That’s because Ruiz was part of the team that spent four years designing, building, and testing the probe’s crucial heat shield and solar array cooling system.

These components will ultimately allow the probe to orbit within four million miles of the sun’s surface without burning up, collecting ground-breaking data on solar winds, the physics of stars, and more along the way.

Ruiz is a mechanical engineer with the Johns Hopkins University Applied Physics Laboratory’s (APL) Space Exploration Sector. He is also a master’s degree candidate in space systems engineering for the Whiting School’s Engineering for Professionals (EP) program, from which he will graduate in May.

He had originally planned to attend graduate school immediately after completing his bachelor’s in mechanical engineering at the University of Texas at Austin. Then APL called. It’s hard to turn down an offer to come and build a spacecraft, he says.

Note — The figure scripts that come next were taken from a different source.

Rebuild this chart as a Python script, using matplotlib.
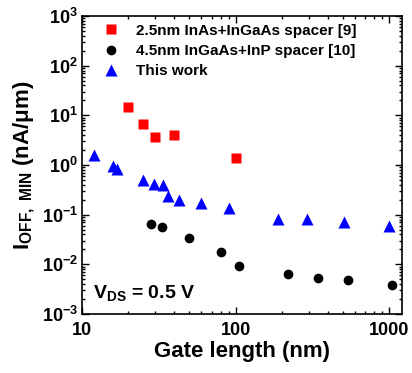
import matplotlib
matplotlib.use("Agg")
import matplotlib.pyplot as plt
from matplotlib.ticker import LogLocator, FixedLocator, FixedFormatter

plt.rcParams["font.family"] = ["Liberation Sans", "DejaVu Sans"]
plt.rcParams["font.weight"] = "bold"
plt.rcParams["mathtext.fontset"] = "custom"
plt.rcParams["mathtext.rm"] = "Liberation Sans:bold"
plt.rcParams["mathtext.it"] = "Liberation Sans:bold"
plt.rcParams["mathtext.bf"] = "Liberation Sans:bold"

# data
lg_ref9 = [20, 25, 30, 40, 100]
ioff_ref9 = [15, 6.6, 3.6, 4.05, 1.4]

lg_ref10 = [28, 33, 50, 80, 105, 219, 346, 543, 1050]
ioff_ref10 = [0.065, 0.057, 0.034, 0.0175, 0.0093, 0.0065, 0.0054, 0.0048, 0.0038]

lg_this = [12, 16, 17, 25, 29.5, 33.5, 36.3, 42.6, 60, 90, 190, 294, 509, 1000]
ioff_this = [1.6, 0.95, 0.82, 0.5, 0.42, 0.40, 0.24, 0.2, 0.173, 0.135, 0.081, 0.081, 0.072, 0.06]

labels = ["2.5nm InAs+InGaAs spacer [9]", "4.5nm InGaAs+InP spacer [10]", "This work"]

fig = plt.figure(figsize=(4.12, 3.73), dpi=100)
ax = fig.add_axes([0.199, 0.158, 0.777, 0.799])

ax.plot(lg_ref9, ioff_ref9, "s", color="#ff0000", ms=6.5, mec="none", label=labels[0])
ax.plot(lg_ref10, ioff_ref10, "o", color="k", ms=7, mec="none", label=labels[1])
ax.plot(lg_this, ioff_this, "^", color="#0000ff", ms=8, mec="none", label=labels[2])

ax.set_xscale("log")
ax.set_yscale("log")
ax.set_xlim(10, 1215)
ax.set_ylim(1e-3, 1e3)

ax.xaxis.set_major_locator(FixedLocator([10, 100, 1000]))
ax.xaxis.set_major_formatter(FixedFormatter(["10", "100", "1000"]))
ax.yaxis.set_major_locator(FixedLocator([10.0**k for k in range(-3, 4)]))
ax.yaxis.set_major_formatter(FixedFormatter([r"$10^{%d}$" % k for k in range(-3, 4)]))
ax.xaxis.set_minor_locator(LogLocator(base=10, subs=range(2, 10)))
ax.yaxis.set_minor_locator(LogLocator(base=10, subs=range(2, 10)))
ax.xaxis.set_minor_formatter(FixedFormatter([]))
ax.tick_params(which="both", direction="in", top=True, right=True, width=1)
ax.tick_params(which="major", length=5, labelsize=13)
ax.tick_params(axis="x", which="major", pad=6)
ax.tick_params(axis="y", which="major", pad=3)
ax.tick_params(which="minor", length=2.5)
for s in ax.spines.values():
    s.set_linewidth(1.2)

ax.set_xlabel("Gate length (nm)", size=16, fontweight="bold", labelpad=1)
ax.set_ylabel(r"$\mathregular{I_{OFF,\ MIN}}$ (nA/μm)", size=16, fontweight="bold", labelpad=3)

ax.text(0.035, 0.055, r"$\mathregular{V_{DS}}$ = 0.5 V", transform=ax.transAxes,
        size=14, fontweight="bold")

ax.legend(loc="upper left", frameon=False, fontsize=11, handletextpad=0.9,
          borderaxespad=0.3, labelspacing=0.4, handlelength=1.5,
          bbox_to_anchor=(0.02, 1.01))

fig.savefig("out.png", dpi=100)
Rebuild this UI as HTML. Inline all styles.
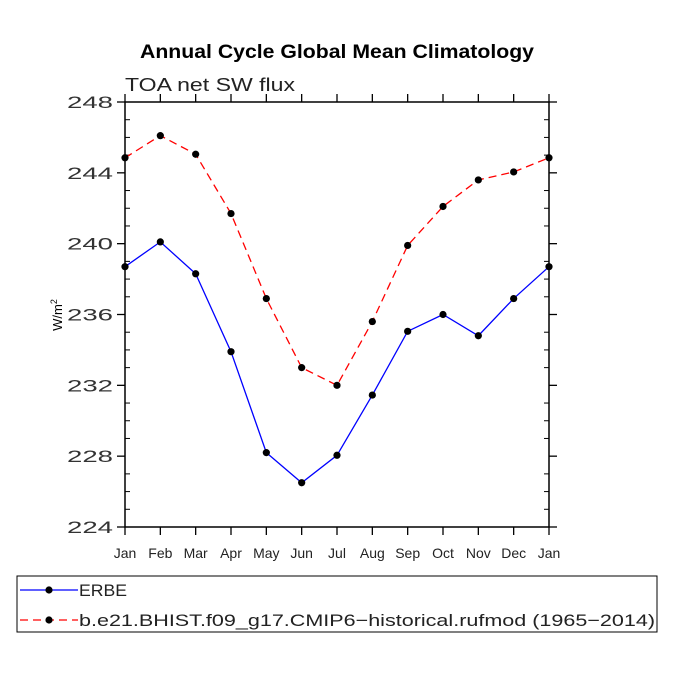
<!DOCTYPE html>
<html><head><meta charset="utf-8"><style>
body{margin:0;background:#fff}
svg text{font-family:"Liberation Sans",sans-serif}
</style></head><body>
<svg id="c" width="675" height="675" xmlns="http://www.w3.org/2000/svg">
<text x="140" y="58" textLength="394" lengthAdjust="spacingAndGlyphs" font-size="19" font-weight="bold">Annual Cycle Global Mean Climatology</text>
<text x="125" y="91" textLength="170" lengthAdjust="spacingAndGlyphs" font-size="18" fill="#222">TOA net SW flux</text>
<text transform="translate(62,315) rotate(-90)" text-anchor="middle" font-size="13">W/m<tspan dy="-5" font-size="9">2</tspan></text>
<g id="axes"></g>
<g id="series"></g>
<rect x="17" y="576" width="640" height="56" fill="none" stroke="#000"/>
<g>
<line x1="20" y1="590" x2="78" y2="590" stroke="#0000ff" stroke-width="1.3"/>
<circle cx="49" cy="590" r="3.6" fill="#000"/>
<text x="79" y="596" textLength="48" lengthAdjust="spacingAndGlyphs" font-size="17" fill="#222">ERBE</text>
</g>
<g>
<line x1="20" y1="620" x2="78" y2="620" stroke="#ff0000" stroke-width="1.3" stroke-dasharray="8,5"/>
<circle cx="49" cy="620" r="3.6" fill="#000"/>
<text x="79" y="626" textLength="576" lengthAdjust="spacingAndGlyphs" font-size="17" fill="#222">b.e21.BHIST.f09_g17.CMIP6−historical.rufmod (1965−2014)</text>
</g>
</svg>
<script>
const months=["Jan","Feb","Mar","Apr","May","Jun","Jul","Aug","Sep","Oct","Nov","Dec","Jan"];
const yTicks=[224,228,232,236,240,244,248];
const erbe=[238.7,240.1,238.3,233.9,228.2,226.5,228.05,231.45,235.05,236.0,234.8,236.9,238.7];
const model=[244.85,246.1,245.05,241.7,236.9,233.0,232.0,235.6,239.9,242.1,243.6,244.05,244.85];
const NS="http://www.w3.org/2000/svg";
const L=125,R=549,T=102,B=527,ymin=224,ymax=248;
const xs=i=>L+(R-L)*i/(months.length-1);
const ys=v=>B-(B-T)*(v-ymin)/(ymax-ymin);
function mk(tag,attrs,parent){const e=document.createElementNS(NS,tag);for(const k in attrs)e.setAttribute(k,attrs[k]);parent.appendChild(e);return e;}
const ax=document.getElementById('axes');
const frame=mk('rect',{x:L,y:T,width:R-L,height:B-T,fill:'none',stroke:'#000','stroke-width':1.5},ax);


yTicks.forEach(v=>{
  const y=ys(v);
  mk('line',{x1:L-8,y1:y,x2:L,y2:y,stroke:'#000','stroke-width':1.3},ax);
  mk('line',{x1:R,y1:y,x2:R+8,y2:y,stroke:'#000','stroke-width':1.3},ax);
  const t=mk('text',{x:L-12,y:y+6,'text-anchor':'end','font-size':17,textLength:46,lengthAdjust:'spacingAndGlyphs',fill:'#333'},ax);
  t.textContent=v;
  
  
});
for(let v=ymin+1;v<ymax;v++){ if((v-ymin)%4===0)continue; const y=ys(v);
  mk('line',{x1:L,y1:y,x2:L+5,y2:y,stroke:'#000'},ax);
  mk('line',{x1:R-5,y1:y,x2:R,y2:y,stroke:'#000'},ax);}
months.forEach((m,i)=>{
  const x=xs(i);
  mk('line',{x1:x,y1:B,x2:x,y2:B+8,stroke:'#000','stroke-width':1.3},ax);
  mk('line',{x1:x,y1:T-8,x2:x,y2:T,stroke:'#000','stroke-width':1.3},ax);
  const t=mk('text',{x:x,y:B+31,'text-anchor':'middle','font-size':14,fill:'#222'},ax);
  t.textContent=m;
  
  
});
const sg=document.getElementById('series');
function draw(vals,color,dash,name){
  const g=mk('g',{},sg);
  
  
  const a={points:vals.map((v,i)=>xs(i)+','+ys(v)).join(' '),fill:'none',stroke:color,'stroke-width':1.3};
  if(dash)a['stroke-dasharray']=dash;
  const pl=mk('polyline',a,g);
  
  
  vals.forEach((v,i)=>{const c=mk('circle',{cx:xs(i),cy:ys(v),r:3.6,fill:'#000'},g);
    
    });
}
draw(model,'#ff0000','8,5','model-series');
draw(erbe,'#0000ff',null,'erbe-series');
</script>
</body></html>
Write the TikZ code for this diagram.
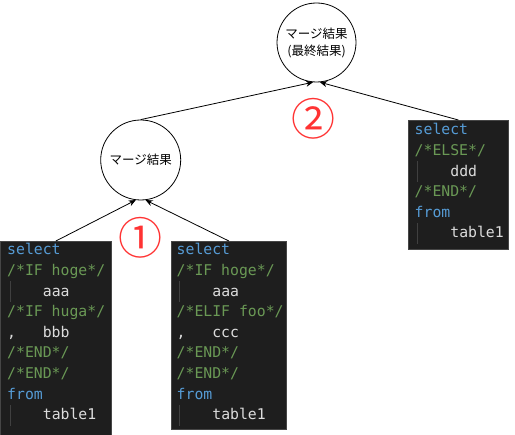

Studying at EP has allowed Ruiz to embrace both dreams.

“[The program’s] flexibility allows me to do what I need to do for my job and still take classes,” he explains of his evening and weekend course schedule, with classes taken both in person and online.

“When I was in Florida, I did my homework and talked to my class group to keep our projects going. My classes tie back to my work, so I get to implement what I am learning the next day at work. EP has given me all the tools I need to build my solution from scratch.”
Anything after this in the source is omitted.